Understanding exponents involves recognizing the base, in this case, 5, and the exponent or power, which is 3. Exponents also follow specific rules that make calculations more manageable. For instance, any nonzero number raised to the zero power is always 1, while a number raised to the power of 1 is the number itself. Grasping these rules is essential for evaluating more complex algebraic expressions efficiently.

When evaluating algebraic expressions, the substitution method is a fundamental approach that involves replacing the variable in an expression with its given numerical value. In the example of \(x^3\) when \(x=5\), the substitution method is applied by taking the 'x' in the expression and substituting it with 5, resulting in the new expression \(5^3\).

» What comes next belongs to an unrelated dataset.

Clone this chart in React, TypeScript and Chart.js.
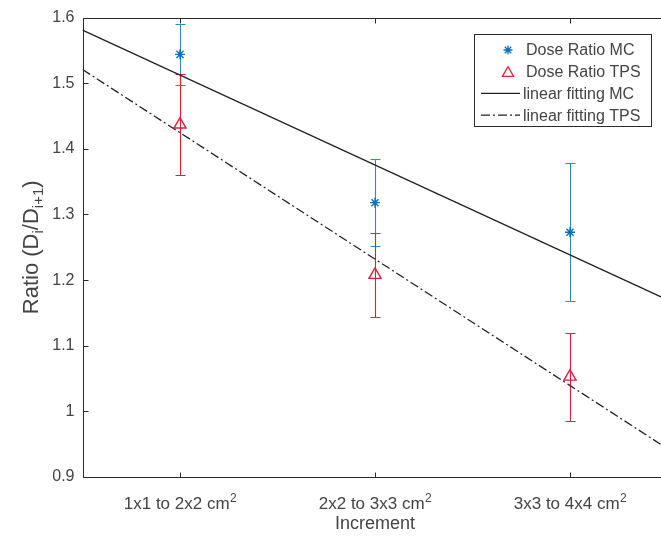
import React, { useEffect, useRef } from 'react';
import { Chart, registerables } from 'chart.js';

Chart.register(...registerables);

// ---------- data ----------
const CATEGORIES = ['1x1 to 2x2 cm', '2x2 to 3x3 cm', '3x3 to 4x4 cm'];
const CATEGORY_SUP = '2';
const X_POS = [1, 2, 3];
const MC_RATIO = [1.544, 1.318, 1.273];
const MC_ERR = [0.046, 0.066, 0.105];
const TPS_RATIO = [1.437, 1.208, 1.053];
const TPS_ERR = [0.077, 0.064, 0.067];
const FIT_X = [0.5, 3.5];
const FIT_MC = [1.581, 1.17];
const FIT_TPS = [1.521, 0.943];
const Y_TICKS = [0.9, 1.0, 1.1, 1.2, 1.3, 1.4, 1.5, 1.6];
const Y_TICK_LABELS = ['0.9', '1', '1.1', '1.2', '1.3', '1.4', '1.5', '1.6'];
const X_TITLE = 'Increment';
const Y_TITLE_PARTS: [string, boolean][] = [
  ['Ratio (D', false],
  ['i', true],
  ['/D', false],
  ['i+1', true],
  [')', false],
];
const LEGEND_LABELS = ['Dose Ratio MC', 'Dose Ratio TPS', 'linear fitting MC', 'linear fitting TPS'];

// ---------- style ----------
const FONT = "'Liberation Sans', Arial, Helvetica, sans-serif";
const TEXT = '#444444';
const AXIS = '#2a2a2a';
const BLUE = '#0a6fb8';
const BLUE_BAR = '#2a8cbf';
const RED = '#d4233a';
const FIT = '#222222';
const DASHDOT = [9, 3, 2, 3];
const CANVAS_W = 690;
const CANVAS_H = 542;

function drawStar(ctx: CanvasRenderingContext2D, x: number, y: number, r: number) {
  ctx.beginPath();
  ctx.moveTo(x - r, y); ctx.lineTo(x + r, y);
  ctx.moveTo(x, y - r); ctx.lineTo(x, y + r);
  const d = r * Math.SQRT1_2;
  ctx.moveTo(x - d, y - d); ctx.lineTo(x + d, y + d);
  ctx.moveTo(x - d, y + d); ctx.lineTo(x + d, y - d);
  ctx.stroke();
}

function drawTriangle(ctx: CanvasRenderingContext2D, x: number, y: number, r: number) {
  ctx.beginPath();
  let rad = 0;
  for (let k = 0; k < 3; k++) {
    const px = x + Math.sin(rad) * r;
    const py = y - Math.cos(rad) * r;
    if (k === 0) ctx.moveTo(px, py); else ctx.lineTo(px, py);
    rad += (2 * Math.PI) / 3;
  }
  ctx.closePath();
  ctx.stroke();
}

const decorPlugin = {
  id: 'decor',
  beforeDatasetsDraw(chart: any) {
    const { ctx } = chart;
    const xs = chart.scales.x;
    const ys = chart.scales.y;
    const cap = 5;
    const bars = (vals: number[], errs: number[], color: string) => {
      ctx.save();
      ctx.strokeStyle = color;
      ctx.lineWidth = 1.1;
      ctx.beginPath();
      for (let i = 0; i < vals.length; i++) {
        const x = Math.round(xs.getPixelForValue(X_POS[i])) + 0.5;
        const yt = Math.round(ys.getPixelForValue(vals[i] + errs[i])) + 0.5;
        const yb = Math.round(ys.getPixelForValue(vals[i] - errs[i])) + 0.5;
        ctx.moveTo(x, yt); ctx.lineTo(x, yb);
        ctx.moveTo(x - cap, yt); ctx.lineTo(x + cap, yt);
        ctx.moveTo(x - cap, yb); ctx.lineTo(x + cap, yb);
      }
      ctx.stroke();
      ctx.restore();
    };
    bars(MC_RATIO, MC_ERR, BLUE_BAR);
    bars(TPS_RATIO, TPS_ERR, RED);
  },
  afterDraw(chart: any) {
    const { ctx, chartArea } = chart;
    const xs = chart.scales.x;
    const ys = chart.scales.y;
    const L = Math.round(chartArea.left) + 0.5;
    const R = Math.round(chartArea.right) + 0.5;
    const T = Math.round(chartArea.top) + 0.5;
    const B = Math.round(chartArea.bottom) + 0.5;
    ctx.save();
    // box
    ctx.strokeStyle = AXIS;
    ctx.lineWidth = 1;
    ctx.beginPath();
    ctx.rect(L, T, R - L, B - T);
    ctx.stroke();
    // inward ticks
    const tl = 5;
    ctx.beginPath();
    for (const v of Y_TICKS) {
      const y = Math.round(ys.getPixelForValue(v)) + 0.5;
      ctx.moveTo(L, y); ctx.lineTo(L + tl, y);
      ctx.moveTo(R, y); ctx.lineTo(R - tl, y);
    }
    for (const v of X_POS) {
      const x = Math.round(xs.getPixelForValue(v)) + 0.5;
      ctx.moveTo(x, B); ctx.lineTo(x, B - tl);
      ctx.moveTo(x, T); ctx.lineTo(x, T + tl);
    }
    ctx.stroke();

    // x tick labels with superscript
    ctx.fillStyle = TEXT;
    ctx.textBaseline = 'alphabetic';
    ctx.textAlign = 'left';
    const baseFont = `17px ${FONT}`;
    const supFont = `12px ${FONT}`;
    for (let i = 0; i < CATEGORIES.length; i++) {
      const x = xs.getPixelForValue(X_POS[i]);
      ctx.font = baseFont;
      const w1 = ctx.measureText(CATEGORIES[i]).width;
      ctx.font = supFont;
      const w2 = ctx.measureText(CATEGORY_SUP).width;
      const start = x - (w1 + w2) / 2;
      ctx.font = baseFont;
      ctx.fillText(CATEGORIES[i], start, 509);
      ctx.font = supFont;
      ctx.fillText(CATEGORY_SUP, start + w1 + 0.5, 502);
    }

    // x title
    ctx.font = `18px ${FONT}`;
    ctx.textAlign = 'center';
    ctx.fillText(X_TITLE, (chartArea.left + chartArea.right) / 2, 529);

    // y title (rotated, with subscripts)
    ctx.save();
    ctx.translate(38, (chartArea.top + chartArea.bottom) / 2);
    ctx.rotate(-Math.PI / 2);
    ctx.textAlign = 'left';
    const mainF = `22px ${FONT}`;
    const subF = `15px ${FONT}`;
    let total = 0;
    for (const [s, sub] of Y_TITLE_PARTS) {
      ctx.font = sub ? subF : mainF;
      total += ctx.measureText(s).width;
    }
    let cx = -total / 2;
    for (const [s, sub] of Y_TITLE_PARTS) {
      ctx.font = sub ? subF : mainF;
      ctx.fillText(s, cx, sub ? 5 : 0);
      cx += ctx.measureText(s).width;
    }
    ctx.restore();

    // legend
    const lx = 474.5, ly = 34.5, lw = 177, lh = 92;
    ctx.fillStyle = '#ffffff';
    ctx.fillRect(lx, ly, lw, lh);
    ctx.strokeStyle = AXIS;
    ctx.lineWidth = 1;
    ctx.strokeRect(lx, ly, lw, lh);
    const rowY = (k: number) => 50 + k * 21.7;
    ctx.font = `16px ${FONT}`;
    ctx.textAlign = 'left';
    ctx.textBaseline = 'middle';
    ctx.fillStyle = TEXT;
    chart.data.datasets.forEach((ds: any, k: number) => {
      const y = rowY(k);
      ctx.save();
      if (k === 0) {
        ctx.strokeStyle = BLUE; ctx.lineWidth = 1.3;
        drawStar(ctx, 508, y, 4.5);
      } else if (k === 1) {
        ctx.strokeStyle = RED; ctx.lineWidth = 1.3;
        drawTriangle(ctx, 508, y + 1.5, 6.5);
      } else {
        ctx.strokeStyle = FIT; ctx.lineWidth = 1.2;
        ctx.setLineDash(ds.borderDash || []);
        ctx.beginPath();
        ctx.moveTo(481, y); ctx.lineTo(520, y);
        ctx.stroke();
      }
      ctx.restore();
      ctx.fillText(ds.label, k < 2 ? 526 : 523, y + 1);
    });
    ctx.restore();
  },
};

export default function App() {
  const ref = useRef<HTMLCanvasElement | null>(null);
  useEffect(() => {
    if (!ref.current) return;
    const chart = new Chart(ref.current, {
      type: 'scatter',
      data: {
        datasets: [
          {
            label: LEGEND_LABELS[0],
            data: X_POS.map((x, i) => ({ x, y: MC_RATIO[i] })),
            pointStyle: 'star',
            pointRadius: 5,
            pointHoverRadius: 5,
            borderColor: BLUE,
            backgroundColor: BLUE,
            borderWidth: 1.4,
            showLine: false,
            order: 1,
          },
          {
            label: LEGEND_LABELS[1],
            data: X_POS.map((x, i) => ({ x, y: TPS_RATIO[i] })),
            pointStyle: 'triangle',
            pointRadius: 7,
            pointHoverRadius: 7,
            borderColor: RED,
            backgroundColor: 'rgba(0,0,0,0)',
            borderWidth: 1.4,
            showLine: false,
            order: 2,
          },
          {
            label: LEGEND_LABELS[2],
            data: FIT_X.map((x, i) => ({ x, y: FIT_MC[i] })),
            showLine: true,
            pointRadius: 0,
            borderColor: FIT,
            borderWidth: 1.3,
            order: 3,
          },
          {
            label: LEGEND_LABELS[3],
            data: FIT_X.map((x, i) => ({ x, y: FIT_TPS[i] })),
            showLine: true,
            pointRadius: 0,
            borderColor: FIT,
            borderWidth: 1.3,
            borderDash: DASHDOT,
            order: 4,
          },
        ],
      },
      options: {
        responsive: false,
        animation: false,
        devicePixelRatio: 1,
        layout: { padding: { top: 17, right: CANVAS_W - 667.5, left: 0, bottom: 0 } },
        plugins: { legend: { display: false }, tooltip: { enabled: false } },
        scales: {
          x: {
            type: 'linear',
            min: 0.5,
            max: 3.5,
            grid: { display: false, drawTicks: false },
            border: { display: false },
            ticks: { display: false },
            afterBuildTicks: (s: any) => { s.ticks = X_POS.map((v) => ({ value: v })); },
            afterFit: (s: any) => { s.height = CANVAS_H - 477; },
          },
          y: {
            type: 'linear',
            min: 0.9,
            max: 1.6,
            grid: { display: false, drawTicks: false },
            border: { display: false },
            ticks: {
              padding: 8,
              color: TEXT,
              font: { family: FONT, size: 16 },
              callback: (_v: any, i: number) => Y_TICK_LABELS[i],
            },
            afterBuildTicks: (s: any) => { s.ticks = Y_TICKS.map((v) => ({ value: v })); },
            afterFit: (s: any) => { s.width = 82.5; },
          },
        },
      },
      plugins: [decorPlugin],
    } as any);
    return () => chart.destroy();
  }, []);
  return (
    <div style={{ position: 'fixed', left: 0, top: 0, width: 661, height: 542, overflow: 'hidden', background: '#fff' }}>
      <canvas ref={ref} width={CANVAS_W} height={CANVAS_H} style={{ display: 'block' }} />
    </div>
  );
}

Proper substitution is key to obtaining the correct evaluation of an expression. This method is not only useful in algebra but also forms the basis for solving equations in calculus and other areas of advanced mathematics. It's important to perform substitution carefully, especially when dealing with complex expressions involving more than one variable or different operations.

Algebraic expressions are combinations of numbers, variables, and arithmetic operations like addition, subtraction, multiplication, and division. For instance, in the expression \(x^3\), 'x' is a variable that represents an unknown value, and the cubed symbol (the exponent) notifies us to multiply 'x' by itself three times.

An important aspect of understanding algebraic expressions is recognizing that they are not equations since they do not contain an equals sign; rather, they represent values that can be calculated when the variables are given specific numerical values. Developing the skill to manipulate these expressions is vital for solving algebraic problems, including those found in higher-level math and scientific fields.